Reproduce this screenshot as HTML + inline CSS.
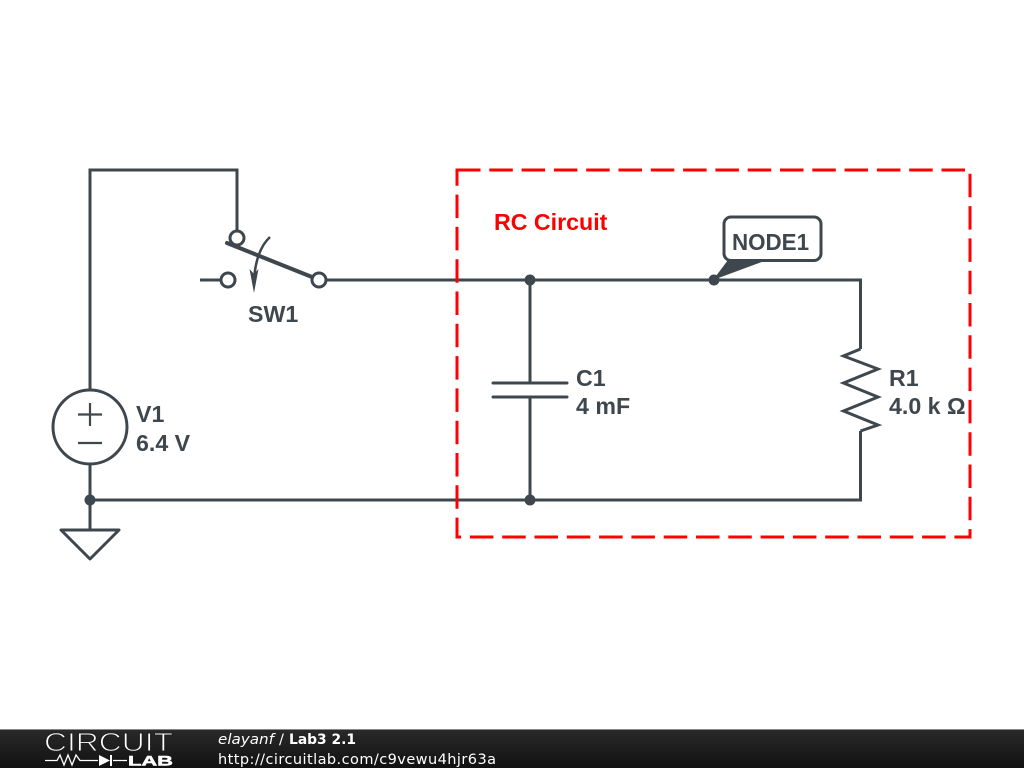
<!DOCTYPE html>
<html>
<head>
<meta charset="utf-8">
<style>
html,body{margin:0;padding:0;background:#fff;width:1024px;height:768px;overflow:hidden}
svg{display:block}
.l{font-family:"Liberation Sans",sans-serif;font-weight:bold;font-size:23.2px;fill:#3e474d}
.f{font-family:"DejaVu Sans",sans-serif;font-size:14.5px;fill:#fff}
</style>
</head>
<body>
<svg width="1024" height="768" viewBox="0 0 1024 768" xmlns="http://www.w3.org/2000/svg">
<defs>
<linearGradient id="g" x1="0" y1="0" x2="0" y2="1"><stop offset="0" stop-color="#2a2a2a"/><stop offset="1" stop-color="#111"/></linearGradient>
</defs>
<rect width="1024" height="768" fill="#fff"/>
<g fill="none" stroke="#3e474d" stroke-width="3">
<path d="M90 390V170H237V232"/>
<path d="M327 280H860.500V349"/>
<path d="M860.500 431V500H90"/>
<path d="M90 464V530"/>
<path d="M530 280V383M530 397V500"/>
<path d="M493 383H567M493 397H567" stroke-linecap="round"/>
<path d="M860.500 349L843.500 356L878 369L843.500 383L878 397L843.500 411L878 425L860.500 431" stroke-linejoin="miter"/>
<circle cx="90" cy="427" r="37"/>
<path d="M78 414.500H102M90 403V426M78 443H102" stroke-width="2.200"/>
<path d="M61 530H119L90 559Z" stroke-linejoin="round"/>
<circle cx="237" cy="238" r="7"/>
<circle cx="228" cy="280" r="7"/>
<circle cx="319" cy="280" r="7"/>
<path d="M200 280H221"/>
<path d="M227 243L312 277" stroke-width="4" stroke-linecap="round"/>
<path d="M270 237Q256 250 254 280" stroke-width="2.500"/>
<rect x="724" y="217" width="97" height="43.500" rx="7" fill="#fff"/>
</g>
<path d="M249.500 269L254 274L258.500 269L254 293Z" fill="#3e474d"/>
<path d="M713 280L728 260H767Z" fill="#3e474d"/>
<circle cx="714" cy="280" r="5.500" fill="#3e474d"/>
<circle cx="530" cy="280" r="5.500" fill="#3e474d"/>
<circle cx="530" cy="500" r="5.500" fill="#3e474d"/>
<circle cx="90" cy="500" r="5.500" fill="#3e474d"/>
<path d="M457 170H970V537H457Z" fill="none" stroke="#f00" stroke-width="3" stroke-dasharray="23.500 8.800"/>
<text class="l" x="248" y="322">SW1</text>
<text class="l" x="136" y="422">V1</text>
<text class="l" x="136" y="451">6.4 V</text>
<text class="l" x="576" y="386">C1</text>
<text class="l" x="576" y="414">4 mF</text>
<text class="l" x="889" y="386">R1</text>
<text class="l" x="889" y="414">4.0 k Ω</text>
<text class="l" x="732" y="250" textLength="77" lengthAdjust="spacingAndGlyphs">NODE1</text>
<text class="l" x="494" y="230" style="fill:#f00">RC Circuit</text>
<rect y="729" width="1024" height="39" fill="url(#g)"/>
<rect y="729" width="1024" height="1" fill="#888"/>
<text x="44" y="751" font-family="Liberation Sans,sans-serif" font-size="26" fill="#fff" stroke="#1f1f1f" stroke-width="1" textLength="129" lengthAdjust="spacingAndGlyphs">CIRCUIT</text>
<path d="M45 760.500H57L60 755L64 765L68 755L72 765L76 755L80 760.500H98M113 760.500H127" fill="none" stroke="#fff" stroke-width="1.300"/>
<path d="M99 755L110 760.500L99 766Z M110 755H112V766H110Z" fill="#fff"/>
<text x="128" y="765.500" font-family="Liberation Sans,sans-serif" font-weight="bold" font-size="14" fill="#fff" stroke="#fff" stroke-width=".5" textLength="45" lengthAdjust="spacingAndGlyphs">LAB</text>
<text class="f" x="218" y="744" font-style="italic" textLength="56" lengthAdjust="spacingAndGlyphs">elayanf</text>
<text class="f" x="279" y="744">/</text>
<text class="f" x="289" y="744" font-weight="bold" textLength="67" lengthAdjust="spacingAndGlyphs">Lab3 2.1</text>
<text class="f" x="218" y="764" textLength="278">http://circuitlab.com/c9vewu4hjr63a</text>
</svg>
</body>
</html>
---
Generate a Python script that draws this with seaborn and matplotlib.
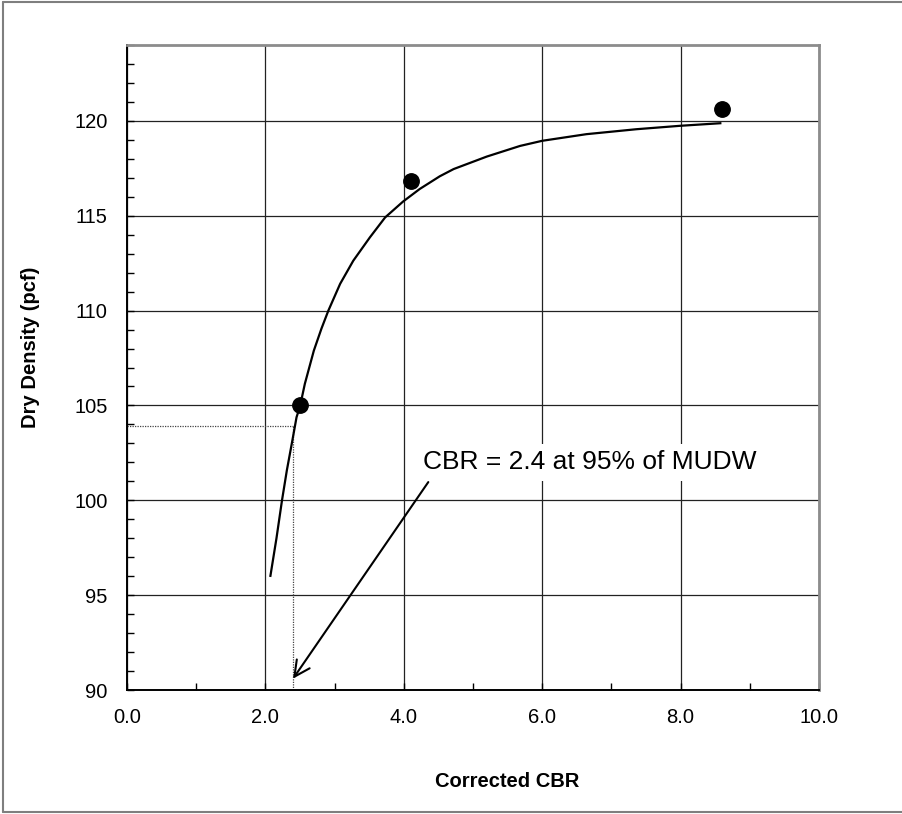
...
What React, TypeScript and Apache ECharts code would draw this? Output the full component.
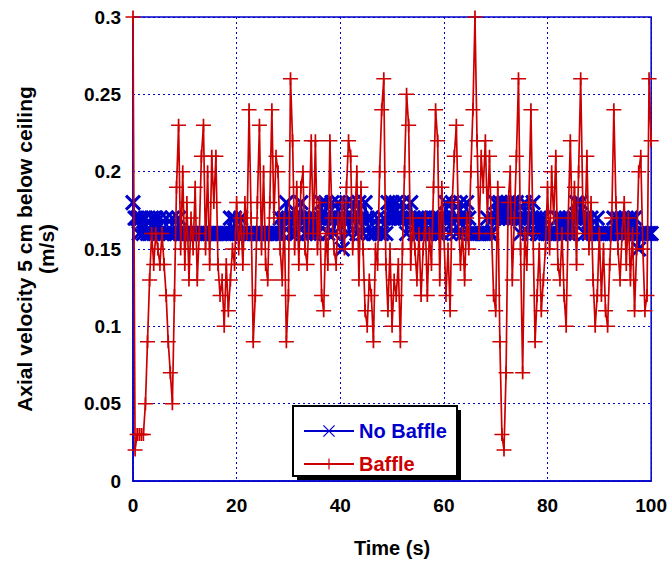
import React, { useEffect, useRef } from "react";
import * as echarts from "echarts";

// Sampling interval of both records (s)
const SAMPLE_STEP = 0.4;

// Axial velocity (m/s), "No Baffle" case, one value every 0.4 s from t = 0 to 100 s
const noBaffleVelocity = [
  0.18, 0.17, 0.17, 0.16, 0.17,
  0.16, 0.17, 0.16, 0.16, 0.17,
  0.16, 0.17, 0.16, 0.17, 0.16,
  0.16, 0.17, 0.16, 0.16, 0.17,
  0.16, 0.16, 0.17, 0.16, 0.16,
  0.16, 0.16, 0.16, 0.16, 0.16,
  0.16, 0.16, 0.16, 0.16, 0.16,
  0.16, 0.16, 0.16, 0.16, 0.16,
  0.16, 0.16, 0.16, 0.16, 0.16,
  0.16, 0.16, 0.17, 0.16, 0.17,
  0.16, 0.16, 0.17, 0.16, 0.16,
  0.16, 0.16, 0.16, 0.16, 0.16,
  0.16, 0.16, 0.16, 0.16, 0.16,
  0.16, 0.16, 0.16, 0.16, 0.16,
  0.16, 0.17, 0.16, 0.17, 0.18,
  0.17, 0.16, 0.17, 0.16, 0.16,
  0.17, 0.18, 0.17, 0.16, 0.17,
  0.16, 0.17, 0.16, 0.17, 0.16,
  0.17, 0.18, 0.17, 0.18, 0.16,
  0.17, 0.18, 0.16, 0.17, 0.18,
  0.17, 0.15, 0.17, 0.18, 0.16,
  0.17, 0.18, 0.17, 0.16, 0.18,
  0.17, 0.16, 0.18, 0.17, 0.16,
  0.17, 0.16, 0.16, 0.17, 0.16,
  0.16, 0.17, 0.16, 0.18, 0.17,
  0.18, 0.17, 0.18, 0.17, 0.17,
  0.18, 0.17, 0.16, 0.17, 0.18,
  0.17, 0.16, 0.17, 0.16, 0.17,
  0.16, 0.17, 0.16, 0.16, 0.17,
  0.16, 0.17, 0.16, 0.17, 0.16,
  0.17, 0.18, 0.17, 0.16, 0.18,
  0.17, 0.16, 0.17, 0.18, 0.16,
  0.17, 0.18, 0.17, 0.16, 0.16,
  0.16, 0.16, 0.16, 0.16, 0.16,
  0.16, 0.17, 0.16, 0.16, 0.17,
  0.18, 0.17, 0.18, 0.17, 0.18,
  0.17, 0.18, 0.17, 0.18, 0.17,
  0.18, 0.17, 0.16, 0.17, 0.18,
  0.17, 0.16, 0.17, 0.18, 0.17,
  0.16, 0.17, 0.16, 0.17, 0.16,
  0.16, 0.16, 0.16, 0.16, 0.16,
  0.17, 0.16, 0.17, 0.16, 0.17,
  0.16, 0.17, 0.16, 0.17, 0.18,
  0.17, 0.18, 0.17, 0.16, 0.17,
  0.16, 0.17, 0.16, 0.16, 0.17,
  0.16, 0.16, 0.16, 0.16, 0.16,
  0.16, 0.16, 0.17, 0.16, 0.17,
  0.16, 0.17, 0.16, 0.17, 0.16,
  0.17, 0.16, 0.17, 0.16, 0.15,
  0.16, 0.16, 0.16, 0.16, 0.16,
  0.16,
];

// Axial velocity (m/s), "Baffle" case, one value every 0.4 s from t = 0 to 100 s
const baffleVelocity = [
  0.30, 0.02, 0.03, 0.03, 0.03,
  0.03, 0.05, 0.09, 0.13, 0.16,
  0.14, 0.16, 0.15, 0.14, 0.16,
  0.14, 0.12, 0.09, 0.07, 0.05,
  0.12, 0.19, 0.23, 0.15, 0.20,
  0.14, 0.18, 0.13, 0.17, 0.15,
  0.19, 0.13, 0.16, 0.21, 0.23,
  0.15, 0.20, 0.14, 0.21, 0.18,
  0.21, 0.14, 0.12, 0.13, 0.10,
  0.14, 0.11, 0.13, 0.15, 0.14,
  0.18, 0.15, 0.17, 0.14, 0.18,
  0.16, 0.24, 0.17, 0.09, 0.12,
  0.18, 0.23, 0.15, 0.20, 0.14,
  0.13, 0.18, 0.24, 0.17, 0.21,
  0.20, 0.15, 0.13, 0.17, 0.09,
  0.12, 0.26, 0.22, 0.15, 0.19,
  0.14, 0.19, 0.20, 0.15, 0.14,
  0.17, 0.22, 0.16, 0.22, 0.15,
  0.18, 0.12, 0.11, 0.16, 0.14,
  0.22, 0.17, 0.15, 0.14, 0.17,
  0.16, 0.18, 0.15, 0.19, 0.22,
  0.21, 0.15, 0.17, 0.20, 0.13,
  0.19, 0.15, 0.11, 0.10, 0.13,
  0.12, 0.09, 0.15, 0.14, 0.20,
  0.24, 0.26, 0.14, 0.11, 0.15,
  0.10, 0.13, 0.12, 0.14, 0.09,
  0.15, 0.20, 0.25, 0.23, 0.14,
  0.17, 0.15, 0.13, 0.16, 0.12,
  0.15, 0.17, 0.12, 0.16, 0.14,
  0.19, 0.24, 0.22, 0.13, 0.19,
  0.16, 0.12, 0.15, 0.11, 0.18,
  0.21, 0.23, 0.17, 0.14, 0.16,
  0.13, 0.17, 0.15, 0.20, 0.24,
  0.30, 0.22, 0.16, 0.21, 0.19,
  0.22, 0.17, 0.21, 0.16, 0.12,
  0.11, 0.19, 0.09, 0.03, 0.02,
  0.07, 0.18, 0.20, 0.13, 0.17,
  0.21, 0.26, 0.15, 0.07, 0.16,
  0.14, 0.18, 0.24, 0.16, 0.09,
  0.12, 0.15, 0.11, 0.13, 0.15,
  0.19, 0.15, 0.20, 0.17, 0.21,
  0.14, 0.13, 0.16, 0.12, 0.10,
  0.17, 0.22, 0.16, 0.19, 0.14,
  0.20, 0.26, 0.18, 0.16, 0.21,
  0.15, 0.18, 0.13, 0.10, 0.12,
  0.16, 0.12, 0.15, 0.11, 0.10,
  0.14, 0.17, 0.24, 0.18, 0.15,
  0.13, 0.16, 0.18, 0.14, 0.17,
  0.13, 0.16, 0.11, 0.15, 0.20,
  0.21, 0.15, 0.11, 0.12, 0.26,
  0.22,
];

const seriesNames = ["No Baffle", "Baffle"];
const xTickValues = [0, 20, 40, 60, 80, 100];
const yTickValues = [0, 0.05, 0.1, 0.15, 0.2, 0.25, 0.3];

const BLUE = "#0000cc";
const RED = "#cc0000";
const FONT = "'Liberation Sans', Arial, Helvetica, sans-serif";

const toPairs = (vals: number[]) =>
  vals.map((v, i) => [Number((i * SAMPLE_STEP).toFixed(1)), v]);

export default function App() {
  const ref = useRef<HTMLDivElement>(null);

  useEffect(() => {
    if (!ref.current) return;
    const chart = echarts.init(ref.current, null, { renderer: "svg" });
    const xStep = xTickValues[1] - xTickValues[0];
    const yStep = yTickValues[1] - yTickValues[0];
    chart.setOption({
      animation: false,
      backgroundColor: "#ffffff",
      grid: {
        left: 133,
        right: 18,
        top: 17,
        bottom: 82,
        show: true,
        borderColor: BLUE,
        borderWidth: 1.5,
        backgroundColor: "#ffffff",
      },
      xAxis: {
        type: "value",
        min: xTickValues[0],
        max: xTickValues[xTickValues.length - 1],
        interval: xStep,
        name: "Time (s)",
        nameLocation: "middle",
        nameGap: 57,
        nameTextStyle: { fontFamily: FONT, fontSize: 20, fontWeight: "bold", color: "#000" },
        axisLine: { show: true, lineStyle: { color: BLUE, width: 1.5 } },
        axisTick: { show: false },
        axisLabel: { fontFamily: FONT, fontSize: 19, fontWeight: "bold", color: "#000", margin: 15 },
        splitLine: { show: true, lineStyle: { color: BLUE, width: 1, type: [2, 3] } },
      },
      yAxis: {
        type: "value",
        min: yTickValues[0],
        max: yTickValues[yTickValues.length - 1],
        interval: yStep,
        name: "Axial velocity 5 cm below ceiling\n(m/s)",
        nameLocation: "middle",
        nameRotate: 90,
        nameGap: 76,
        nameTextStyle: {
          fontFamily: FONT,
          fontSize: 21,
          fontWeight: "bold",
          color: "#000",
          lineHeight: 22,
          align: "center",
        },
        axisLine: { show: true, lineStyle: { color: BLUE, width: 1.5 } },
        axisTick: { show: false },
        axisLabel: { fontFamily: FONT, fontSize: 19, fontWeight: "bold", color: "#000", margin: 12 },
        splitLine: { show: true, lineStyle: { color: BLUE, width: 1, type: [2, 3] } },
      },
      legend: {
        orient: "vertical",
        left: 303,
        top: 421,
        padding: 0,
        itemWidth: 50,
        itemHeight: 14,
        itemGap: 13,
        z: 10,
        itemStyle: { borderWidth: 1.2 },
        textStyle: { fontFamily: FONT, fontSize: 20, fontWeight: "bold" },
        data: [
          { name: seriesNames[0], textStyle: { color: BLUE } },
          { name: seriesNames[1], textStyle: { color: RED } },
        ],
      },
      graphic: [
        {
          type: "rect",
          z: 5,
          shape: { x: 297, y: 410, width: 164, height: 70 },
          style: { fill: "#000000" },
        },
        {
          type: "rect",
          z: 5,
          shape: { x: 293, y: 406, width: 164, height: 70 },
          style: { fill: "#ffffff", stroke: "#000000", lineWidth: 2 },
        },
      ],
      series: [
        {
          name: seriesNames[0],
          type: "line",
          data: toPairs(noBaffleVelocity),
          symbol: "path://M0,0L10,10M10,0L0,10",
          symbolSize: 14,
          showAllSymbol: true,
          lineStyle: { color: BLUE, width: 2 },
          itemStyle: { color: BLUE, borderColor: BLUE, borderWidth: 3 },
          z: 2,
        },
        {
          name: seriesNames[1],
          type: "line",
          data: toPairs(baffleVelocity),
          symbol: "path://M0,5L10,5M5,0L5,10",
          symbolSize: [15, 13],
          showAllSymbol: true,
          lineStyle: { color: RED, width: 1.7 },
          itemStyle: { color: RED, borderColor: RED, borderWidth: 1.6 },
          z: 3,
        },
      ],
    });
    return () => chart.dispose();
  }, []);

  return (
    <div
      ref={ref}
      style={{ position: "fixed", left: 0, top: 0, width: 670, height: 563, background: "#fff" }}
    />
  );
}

Task goal. Return the material from the line containing "What React, TypeScript" through the line containing "const SAMPLE_STEP = 0.4;", exactly and in full, but without its pictures.

Result of the task.
What React, TypeScript and Apache ECharts code would draw this? Output the full component.
import React, { useEffect, useRef } from "react";
import * as echarts from "echarts";

// Sampling interval of both records (s)
const SAMPLE_STEP = 0.4;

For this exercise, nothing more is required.